Our intention will be to outline and encourage new directions which will be free of unnecessary compulsion (and the perverse outcomes so often associated with it), and to bring some fresh thinking to issues which, evidence suggests, have become confused.

There are sufficient statutory arrangements in place through, for example, employment legislation and the requirements for staff performance management and learner safeguarding set out in Ofsted’s Common Inspection Framework, to ensure at least a threshold level of professional competence. Above that, providers should have the freedom to stand or fall according to the service they offer to learners and the public accreditation they earn for the high quality of that service from Ofsted and others (e.g. IiP, EFQM, ISO etc). The example of the Higher Education Academy shows clearly that a shift from the intention to compel lecturers to achieve teacher-training qualifications, towards one where they and their employers are persuaded that this is in all their best interests in order to enhance standards, is much more effective than regulation.

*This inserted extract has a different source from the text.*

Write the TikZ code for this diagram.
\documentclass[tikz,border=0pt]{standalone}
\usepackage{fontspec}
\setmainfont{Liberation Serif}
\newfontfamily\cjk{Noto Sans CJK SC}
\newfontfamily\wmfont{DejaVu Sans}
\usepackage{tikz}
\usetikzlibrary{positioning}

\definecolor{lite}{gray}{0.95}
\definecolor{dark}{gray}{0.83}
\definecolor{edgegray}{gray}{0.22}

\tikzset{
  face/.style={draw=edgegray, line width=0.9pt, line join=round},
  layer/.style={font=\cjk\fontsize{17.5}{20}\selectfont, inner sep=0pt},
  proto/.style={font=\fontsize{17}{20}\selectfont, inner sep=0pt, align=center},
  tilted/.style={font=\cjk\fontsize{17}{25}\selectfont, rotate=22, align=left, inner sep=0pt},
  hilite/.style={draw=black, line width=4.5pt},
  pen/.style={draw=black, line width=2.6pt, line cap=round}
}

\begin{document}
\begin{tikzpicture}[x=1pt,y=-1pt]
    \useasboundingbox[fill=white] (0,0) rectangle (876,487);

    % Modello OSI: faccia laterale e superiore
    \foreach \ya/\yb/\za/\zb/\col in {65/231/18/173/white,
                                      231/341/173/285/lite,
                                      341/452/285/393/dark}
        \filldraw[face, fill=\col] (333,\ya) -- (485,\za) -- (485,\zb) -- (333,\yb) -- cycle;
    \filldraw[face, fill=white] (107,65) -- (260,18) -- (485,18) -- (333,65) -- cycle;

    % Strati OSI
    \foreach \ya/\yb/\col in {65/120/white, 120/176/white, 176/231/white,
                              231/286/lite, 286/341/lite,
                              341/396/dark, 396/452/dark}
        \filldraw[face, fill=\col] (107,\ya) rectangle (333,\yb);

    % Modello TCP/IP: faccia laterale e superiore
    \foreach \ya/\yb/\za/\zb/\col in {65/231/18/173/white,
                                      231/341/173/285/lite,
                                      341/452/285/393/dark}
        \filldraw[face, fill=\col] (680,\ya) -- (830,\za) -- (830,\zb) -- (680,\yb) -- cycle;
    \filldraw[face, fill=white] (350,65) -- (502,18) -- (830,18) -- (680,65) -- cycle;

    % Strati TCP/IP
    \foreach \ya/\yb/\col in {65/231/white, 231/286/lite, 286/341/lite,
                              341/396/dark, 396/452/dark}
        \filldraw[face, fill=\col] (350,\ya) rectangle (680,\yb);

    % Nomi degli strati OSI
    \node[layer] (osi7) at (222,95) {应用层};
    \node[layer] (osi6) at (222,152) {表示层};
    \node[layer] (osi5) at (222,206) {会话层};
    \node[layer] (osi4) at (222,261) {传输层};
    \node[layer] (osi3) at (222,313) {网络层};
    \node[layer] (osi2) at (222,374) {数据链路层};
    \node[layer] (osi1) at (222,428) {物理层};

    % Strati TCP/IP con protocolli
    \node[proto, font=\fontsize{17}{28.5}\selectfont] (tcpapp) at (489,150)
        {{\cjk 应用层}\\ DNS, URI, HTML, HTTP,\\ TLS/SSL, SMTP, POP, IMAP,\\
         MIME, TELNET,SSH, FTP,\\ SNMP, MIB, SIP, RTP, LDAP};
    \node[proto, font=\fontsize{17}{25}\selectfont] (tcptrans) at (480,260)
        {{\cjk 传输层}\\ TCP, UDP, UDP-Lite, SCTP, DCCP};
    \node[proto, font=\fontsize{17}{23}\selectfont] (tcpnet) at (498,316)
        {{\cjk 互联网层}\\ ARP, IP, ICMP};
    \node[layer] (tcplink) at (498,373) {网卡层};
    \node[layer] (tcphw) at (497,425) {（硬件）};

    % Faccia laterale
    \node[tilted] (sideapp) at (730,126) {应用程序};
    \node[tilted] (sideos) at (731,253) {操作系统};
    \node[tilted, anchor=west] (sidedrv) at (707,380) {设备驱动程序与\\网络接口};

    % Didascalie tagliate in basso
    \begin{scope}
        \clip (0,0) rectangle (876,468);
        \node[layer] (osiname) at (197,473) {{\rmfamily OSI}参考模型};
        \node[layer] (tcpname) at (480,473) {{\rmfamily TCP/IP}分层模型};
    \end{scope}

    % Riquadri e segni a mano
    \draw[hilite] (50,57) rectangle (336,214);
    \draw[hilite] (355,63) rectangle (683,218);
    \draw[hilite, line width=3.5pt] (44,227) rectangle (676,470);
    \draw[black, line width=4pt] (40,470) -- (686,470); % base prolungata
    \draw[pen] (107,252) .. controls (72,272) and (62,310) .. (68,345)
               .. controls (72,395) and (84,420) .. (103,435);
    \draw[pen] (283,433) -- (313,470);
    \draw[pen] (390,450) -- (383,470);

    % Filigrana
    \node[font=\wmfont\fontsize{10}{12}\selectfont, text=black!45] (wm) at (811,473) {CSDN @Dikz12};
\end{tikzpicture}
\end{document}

Initial teacher training programmes appear to be largely generic and theoretical, rather than being related to the professional and occupational expertise of college lecturers; mentoring continues to be weak; the system of qualifications and credits is very inconsistent among teacher training providers; and the commitment of FE employers to support their staff to attain excellence in pedagogy appears distinctly uneven. It is at least arguable that most of the national effort has been made in the wrong place: towards standards, regulations and compulsion, rather than towards fostering a deep and shared commitment to real ‘bottom up’ professionalism among FE employers and staff.

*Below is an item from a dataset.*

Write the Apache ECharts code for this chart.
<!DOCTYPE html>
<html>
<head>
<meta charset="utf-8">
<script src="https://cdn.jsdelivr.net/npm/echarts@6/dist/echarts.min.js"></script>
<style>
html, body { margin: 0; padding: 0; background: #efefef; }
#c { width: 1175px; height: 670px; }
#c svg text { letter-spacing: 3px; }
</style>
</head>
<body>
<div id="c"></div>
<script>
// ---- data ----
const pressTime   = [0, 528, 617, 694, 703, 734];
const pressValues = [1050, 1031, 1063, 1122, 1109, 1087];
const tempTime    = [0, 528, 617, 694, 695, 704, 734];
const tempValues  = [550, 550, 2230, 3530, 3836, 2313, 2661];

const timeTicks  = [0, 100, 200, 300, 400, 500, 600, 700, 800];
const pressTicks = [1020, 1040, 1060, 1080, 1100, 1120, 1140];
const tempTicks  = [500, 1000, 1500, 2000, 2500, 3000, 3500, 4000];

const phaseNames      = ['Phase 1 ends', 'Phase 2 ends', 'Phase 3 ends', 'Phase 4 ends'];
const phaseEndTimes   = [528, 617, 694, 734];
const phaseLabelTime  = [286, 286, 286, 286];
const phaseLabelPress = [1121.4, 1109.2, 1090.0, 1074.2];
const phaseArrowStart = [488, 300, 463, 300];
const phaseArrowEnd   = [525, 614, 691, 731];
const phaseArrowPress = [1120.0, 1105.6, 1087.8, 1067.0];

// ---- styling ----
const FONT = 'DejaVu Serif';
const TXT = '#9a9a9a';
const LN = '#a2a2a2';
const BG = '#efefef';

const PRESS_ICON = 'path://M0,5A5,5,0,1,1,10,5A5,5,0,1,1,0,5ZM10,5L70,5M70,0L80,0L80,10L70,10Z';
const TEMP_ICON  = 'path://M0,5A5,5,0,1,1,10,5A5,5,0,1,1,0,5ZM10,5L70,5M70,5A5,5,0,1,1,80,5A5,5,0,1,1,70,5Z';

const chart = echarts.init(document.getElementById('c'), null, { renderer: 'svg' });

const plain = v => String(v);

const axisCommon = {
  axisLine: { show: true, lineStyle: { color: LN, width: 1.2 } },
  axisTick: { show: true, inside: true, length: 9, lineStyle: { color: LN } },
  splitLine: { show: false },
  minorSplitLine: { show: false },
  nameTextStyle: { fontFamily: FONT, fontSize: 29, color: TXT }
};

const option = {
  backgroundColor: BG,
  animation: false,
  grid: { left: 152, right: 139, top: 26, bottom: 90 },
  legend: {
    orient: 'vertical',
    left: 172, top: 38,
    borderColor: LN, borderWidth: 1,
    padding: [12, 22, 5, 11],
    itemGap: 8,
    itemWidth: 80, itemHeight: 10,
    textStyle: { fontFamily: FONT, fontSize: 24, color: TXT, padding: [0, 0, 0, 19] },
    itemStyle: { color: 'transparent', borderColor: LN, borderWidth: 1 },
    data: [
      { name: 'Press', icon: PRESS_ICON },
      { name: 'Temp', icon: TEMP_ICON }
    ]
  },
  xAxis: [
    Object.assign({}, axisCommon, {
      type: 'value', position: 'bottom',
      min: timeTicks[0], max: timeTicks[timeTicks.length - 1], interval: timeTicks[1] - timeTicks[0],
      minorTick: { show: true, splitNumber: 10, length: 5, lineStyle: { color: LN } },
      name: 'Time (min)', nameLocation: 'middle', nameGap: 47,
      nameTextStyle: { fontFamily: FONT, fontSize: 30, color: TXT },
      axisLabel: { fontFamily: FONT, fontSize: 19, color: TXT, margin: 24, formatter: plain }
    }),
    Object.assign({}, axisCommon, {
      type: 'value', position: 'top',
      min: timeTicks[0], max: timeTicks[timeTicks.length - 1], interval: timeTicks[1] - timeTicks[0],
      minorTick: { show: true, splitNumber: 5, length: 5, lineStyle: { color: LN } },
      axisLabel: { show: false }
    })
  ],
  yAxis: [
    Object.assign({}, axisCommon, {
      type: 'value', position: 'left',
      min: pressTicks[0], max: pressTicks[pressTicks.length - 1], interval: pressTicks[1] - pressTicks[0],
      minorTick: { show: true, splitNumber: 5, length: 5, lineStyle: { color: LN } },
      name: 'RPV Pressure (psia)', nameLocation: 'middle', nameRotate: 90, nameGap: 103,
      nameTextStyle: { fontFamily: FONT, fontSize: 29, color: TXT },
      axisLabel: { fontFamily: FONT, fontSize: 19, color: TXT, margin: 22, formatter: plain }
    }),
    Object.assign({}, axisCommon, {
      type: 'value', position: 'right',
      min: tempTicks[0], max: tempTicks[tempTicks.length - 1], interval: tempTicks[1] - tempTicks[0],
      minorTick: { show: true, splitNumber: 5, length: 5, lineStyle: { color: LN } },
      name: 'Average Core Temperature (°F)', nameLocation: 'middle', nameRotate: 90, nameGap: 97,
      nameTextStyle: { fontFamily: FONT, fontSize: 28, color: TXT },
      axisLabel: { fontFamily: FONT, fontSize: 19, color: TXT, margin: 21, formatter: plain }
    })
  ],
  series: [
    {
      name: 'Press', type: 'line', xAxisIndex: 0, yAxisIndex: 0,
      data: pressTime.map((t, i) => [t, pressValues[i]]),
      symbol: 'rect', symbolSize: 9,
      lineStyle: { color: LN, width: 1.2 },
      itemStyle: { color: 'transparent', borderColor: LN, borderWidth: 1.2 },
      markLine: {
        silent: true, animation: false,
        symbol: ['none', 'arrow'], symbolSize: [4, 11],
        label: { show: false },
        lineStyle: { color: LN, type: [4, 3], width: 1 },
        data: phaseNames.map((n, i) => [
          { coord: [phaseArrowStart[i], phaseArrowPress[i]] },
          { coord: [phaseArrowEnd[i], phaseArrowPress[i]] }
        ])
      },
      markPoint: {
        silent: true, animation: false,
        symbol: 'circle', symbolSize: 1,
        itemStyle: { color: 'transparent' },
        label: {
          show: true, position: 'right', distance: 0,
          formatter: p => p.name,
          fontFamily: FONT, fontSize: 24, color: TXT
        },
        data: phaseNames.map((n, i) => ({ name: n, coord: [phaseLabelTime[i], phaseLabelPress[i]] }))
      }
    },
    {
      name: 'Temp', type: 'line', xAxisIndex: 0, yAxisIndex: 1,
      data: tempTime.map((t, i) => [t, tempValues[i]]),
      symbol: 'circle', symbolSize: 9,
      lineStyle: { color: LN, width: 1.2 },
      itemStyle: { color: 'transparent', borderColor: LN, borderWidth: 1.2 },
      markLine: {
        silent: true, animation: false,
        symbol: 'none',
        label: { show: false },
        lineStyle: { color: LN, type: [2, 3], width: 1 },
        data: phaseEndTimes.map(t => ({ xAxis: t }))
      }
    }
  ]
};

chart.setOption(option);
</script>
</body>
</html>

The panel’s doubts about the validity of the 2007 Regulations; a conviction that it would be absurd and impracticable to dismiss those lecturers who have dissented from them (in some cases, from the outset); and our understanding of the tenor of government policy, lead us to conclude that the Regulations are unenforceable.

Setting aside the lack of any form of compulsion bearing on lecturers in higher education and the apparent illogicality of requiring lecturers who may have already worked successfully in FE for many years to become ‘qualified teachers’, the IfL on behalf of the FE sector, is unique in requiring post-qualification tasks before conferral of ‘qualified’ status.

these additional hurdles to qualification might be interpreted as meaning that FE and FE lecturers are inherently less professional than their peers in other sectors. The implication is that they are in need of special measures to assure ‘professionalisation’. The review panel believes that this is nonsense, contradicted by the fact that many colleges in the sector, for example, have been giving a good public service for a century or more.

The researchers were told that ‘validation and endorsement of the new framework was so rushed that things were cobbled together by teacher trainers working in isolation from one another – all having to take their own university criteria, structures and credit ratings into account’. When the qualifications of the nine national awarding bodies are added to universities, variability seems likely to be unhelpfully large.

The panel has noted that the current arrangements are disproportionately concerned with formal teaching in colleges, neglecting much of the breadth and richness of the FE sector. We will invite witnesses from these areas of neglect to describe to us what they need to contribute fully to an ambitious and professional sector during the next stage of the review.